プレスリリース

2005年4月26日
関西電力株式会社

400℃に耐える高耐熱絶縁樹脂「ナノテクレジンKA-100」の開発について ~ SiCインバータ大容量化の道を開く ~

 関西電力株式会社と旭電化工業株式会社は共同で、次世代パワー半導体(※1)であるSiC(シリコンカーバイド)半導体素子の被覆保護材に適した、400℃の高温に耐える、柔らかいゴム状の高耐熱絶縁樹脂「ナノテクレジンKA-100」を開発しました。このような高耐熱絶縁樹脂の開発は、半導体用途においては世界で初めてでありますとともに、産業分野全般への広範な活用が期待できます。 

 今回開発した高耐熱絶縁樹脂「ナノテクレジンKA-100」は、広い温度領域において電気の絶縁性に優れているため、この樹脂をSiCインバータ(※2)に活用することにより、5kV以上の高い耐電圧においても、1素子で従来の6倍以上の電流(100A程度)を高速制御することができるようになりました。これにより、これまで実現していた12kVAのSiCインバータの出力を100kVA程度に大容量化する道を開いたものと言えます。
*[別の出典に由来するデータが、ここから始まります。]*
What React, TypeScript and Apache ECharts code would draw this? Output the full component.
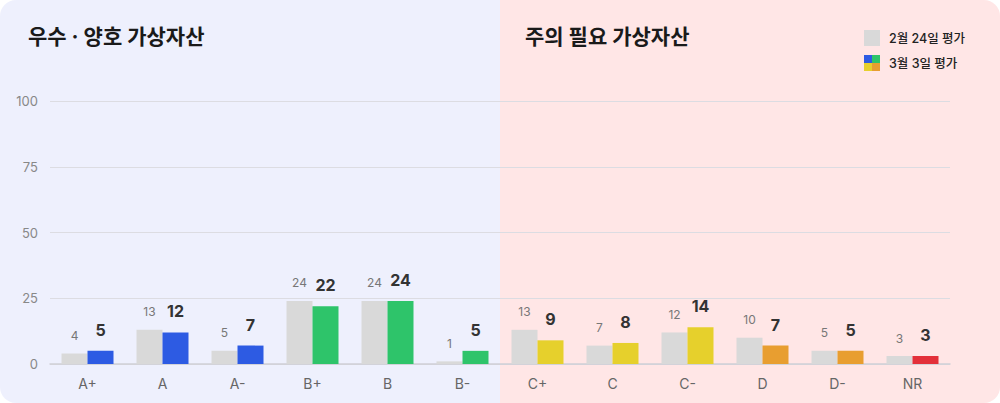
import React, { useEffect, useRef } from "react";
import * as echarts from "echarts";

const categories = ["A+", "A", "A-", "B+", "B", "B-", "C+", "C", "C-", "D", "D-", "NR"];
const feb24Values = [4, 13, 5, 24, 24, 1, 13, 7, 12, 10, 5, 3];
const mar3Values = [5, 12, 7, 22, 24, 5, 9, 8, 14, 7, 5, 3];
const mar3Colors = [
  "#2D5BE3", "#2D5BE3", "#2D5BE3",
  "#2EC46A", "#2EC46A", "#2EC46A",
  "#E6D02C", "#E6D02C", "#E6D02C",
  "#E89E30", "#E89E30",
  "#E3303A",
];
const yTicks = [0, 25, 50, 75, 100];
const legendNames = ["2월 24일 평가", "3월 3일 평가"];
const panelTitles = ["우수 · 양호 가상자산", "주의 필요 가상자산"];

const FONT = "Inter, 'Noto Sans CJK KR', sans-serif";

export default function App() {
  const ref = useRef<HTMLDivElement>(null);
  useEffect(() => {
    document.body.style.margin = "0";
    const chart = echarts.init(ref.current!, null, { renderer: "svg" });
    chart.setOption({
      animation: false,
      textStyle: { fontFamily: FONT },
      grid: { left: 50, right: 50, top: 101, bottom: 39 },
      xAxis: {
        type: "category",
        data: categories,
        axisTick: { show: false },
        axisLine: { lineStyle: { color: "#CFCFD6", width: 1.5 } },
        axisLabel: { color: "#666", fontSize: 14, margin: 12, fontFamily: FONT },
      },
      yAxis: {
        type: "value",
        min: 0,
        max: yTicks[yTicks.length - 1],
        interval: 25,
        axisLabel: { color: "#888", fontSize: 13, margin: 12, fontFamily: FONT },
        splitLine: { lineStyle: { color: "#DCDCE2" } },
        axisLine: { show: false },
        axisTick: { show: false },
      },
      series: [
        {
          name: legendNames[0],
          type: "bar",
          data: feb24Values,
          barWidth: 26,
          barGap: "0%",
          itemStyle: { color: "#D9D9D9" },
          label: {
            show: true,
            position: "top",
            distance: 12,
            color: "#777",
            fontSize: 12,
            fontFamily: FONT,
          },
        },
        {
          name: legendNames[1],
          type: "bar",
          data: mar3Values.map((v, i) => ({ value: v, itemStyle: { color: mar3Colors[i] } })),
          barWidth: 26,
          barGap: "0%",
          label: {
            show: true,
            position: "top",
            distance: 13,
            color: "#333",
            fontSize: 16,
            fontWeight: "bold",
            fontFamily: FONT,
          },
        },
      ],
      graphic: [
        {
          type: "text",
          left: 28,
          top: 26,
          style: { text: panelTitles[0], fontSize: 21, fontWeight: "bold", fill: "#1a1a1a", fontFamily: FONT },
        },
        {
          type: "text",
          left: 525,
          top: 26,
          style: { text: panelTitles[1], fontSize: 21, fontWeight: "bold", fill: "#1a1a1a", fontFamily: FONT },
        },
        { type: "rect", shape: { x: 864, y: 30, width: 16, height: 16 }, style: { fill: "#D9D9D9" } },
        {
          type: "text",
          x: 889,
          y: 38,
          style: { text: legendNames[0], fontSize: 12.5, fontWeight: 500, fill: "#222", verticalAlign: "middle", fontFamily: FONT },
        },
        { type: "rect", shape: { x: 864, y: 55, width: 8, height: 8 }, style: { fill: "#2D5BE3" } },
        { type: "rect", shape: { x: 872, y: 55, width: 8, height: 8 }, style: { fill: "#2EC46A" } },
        { type: "rect", shape: { x: 864, y: 63, width: 8, height: 8 }, style: { fill: "#E6D02C" } },
        { type: "rect", shape: { x: 872, y: 63, width: 8, height: 8 }, style: { fill: "#E89E30" } },
        {
          type: "text",
          x: 889,
          y: 63,
          style: { text: legendNames[1], fontSize: 12.5, fontWeight: 500, fill: "#222", verticalAlign: "middle", fontFamily: FONT },
        },
      ],
    });
    return () => chart.dispose();
  }, []);
  return (
    <div
      style={{
        width: 1000,
        height: 403,
        borderRadius: 16,
        overflow: "hidden",
        background: "linear-gradient(to right, #EEF0FD 0%, #EEF0FD 50%, #FFE6E6 50%, #FFE6E6 100%)",
      }}
    >
      <div ref={ref} style={{ width: 1000, height: 403 }} />
    </div>
  );
}
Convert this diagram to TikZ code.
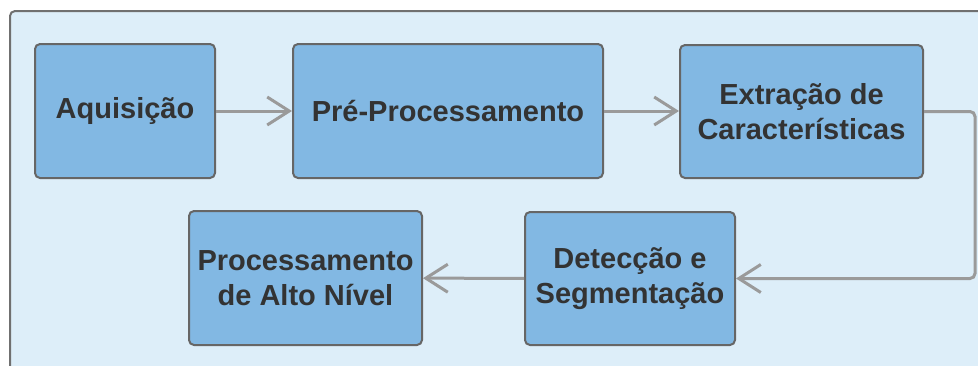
\documentclass[tikz,border=0pt]{standalone}
\usepackage{fontspec}
\setmainfont{Liberation Sans}
\usetikzlibrary{arrows.meta}
\definecolor{panelfill}{HTML}{DDEEF9}
\definecolor{panelline}{HTML}{707070}
\definecolor{boxfill}{HTML}{82B8E3}
\definecolor{boxline}{HTML}{666666}
\definecolor{textgray}{HTML}{333333}
\definecolor{flowgray}{HTML}{9A9A9A}
\begin{document}
\begin{tikzpicture}[x=1pt,y=-1pt,
  stage/.style={draw=boxline, line width=2pt, fill=boxfill, rounded corners=5pt,
    text=textgray, font=\fontsize{29}{35}\selectfont\bfseries, align=center,
    inner sep=0pt},
  flow/.style={draw=flowgray, line width=3pt,
    -{Straight Barb[length=22pt,width=28pt,line width=3pt]}}]
\useasboundingbox (0,0) rectangle (978,365);
\begin{scope}
\clip (0,0) rectangle (978,365);
\draw [draw=panelline, line width=2pt, fill=panelfill, rounded corners=5pt] (10,11) rectangle (995,380);% Panel
\end{scope}
% Top row
\node [stage, minimum width=180pt, minimum height=134pt] (acq) at (125,111) {Aquisição};
\node [stage, minimum width=310pt, minimum height=134pt] (pre) at (448,111) {Pré-Processamento};
\node [stage, minimum width=243pt, minimum height=133pt] (ext) at (801.5,111.5) {Extração de\\Características};
% Bottom row
\node [stage, minimum width=210pt, minimum height=133pt] (det) at (630,278.5) {Detecção e\\Segmentação};
\node [stage, minimum width=233pt, minimum height=134pt] (alto) at (305.5,278) {Processamento\\de Alto Nível};
\coordinate (turn) at (975,0);
\draw [flow] (acq) -- (pre);
\draw [flow] (pre) -- (pre -| ext.west);
\draw [flow, rounded corners=5pt] (ext.east) -- (ext.east -| turn) -- (det.east -| turn) -- (det.east);
\draw [flow] (det) -- (alto);
\end{tikzpicture}
\end{document}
 また将来、この高耐熱絶縁樹脂で被覆したSiC半導体技術が実用化されれば、電力変換装置の電力損失および容積も1/2以下に低減することができるため、発電プラントなどの電力系統設備はもとより、燃料電池などの分散型電源、新幹線、船舶、自動車などの輸送機器など、あらゆる分野での電力効率の向上と省資源・省スペース化を図ることができます。

 今回の成果は、化学品素材メーカーと電力会社との異業種の共同研究によって、ナノテクノロジー(※3)に基づく新化学材料開発技術とSiC半導体素子開発技術が結びついた結果、初めて達成されたものであります。今回開発した高耐熱絶縁樹脂の製造から、それを用いた電子部材の製造まで展開することは、「材料・部材製造の新産業創生」と「電気機器製造産業の世界的優位性」を確立していくことに寄与するものと期待されます。

 両社は今後も、数百kVA級のSiCインバータの実用化に向けて、高耐熱絶縁樹脂の更なる高耐熱化を目指した共同研究を継続してまいります。

 なお、今回開発した技術に関しましては、5月に米国サンタバーバラ市で開催される国際パワー半導体シンポジウム(ISPSD)の席上において発表いたします。

(※1) パワー半導体
・ 電流のオン・オフや電流の方向等を制御する半導体の中でも、耐電圧12V以上で電流容量が0.1A以上のもの。パワーが大きいことから、電力制御機器等に使用されている。
 
(※2) インバータ
・ 電気の交流・直流を変換したり、周波数の変換を行う機器で、エアコンや各種モーターの制御に広く用いられているほか、燃料電池や太陽電池を電力線に連系接続するためにも欠かせない装置。
 
(※3) ナノテクノロジー
・ ナノテクノロジーとは、ナノ(十億分の一)レベルの大きさのものを取り扱う技術の総称であり、原子の集合体や分子の大きさの領域までを対象とした超微細な加工、評価、制御技術を言う。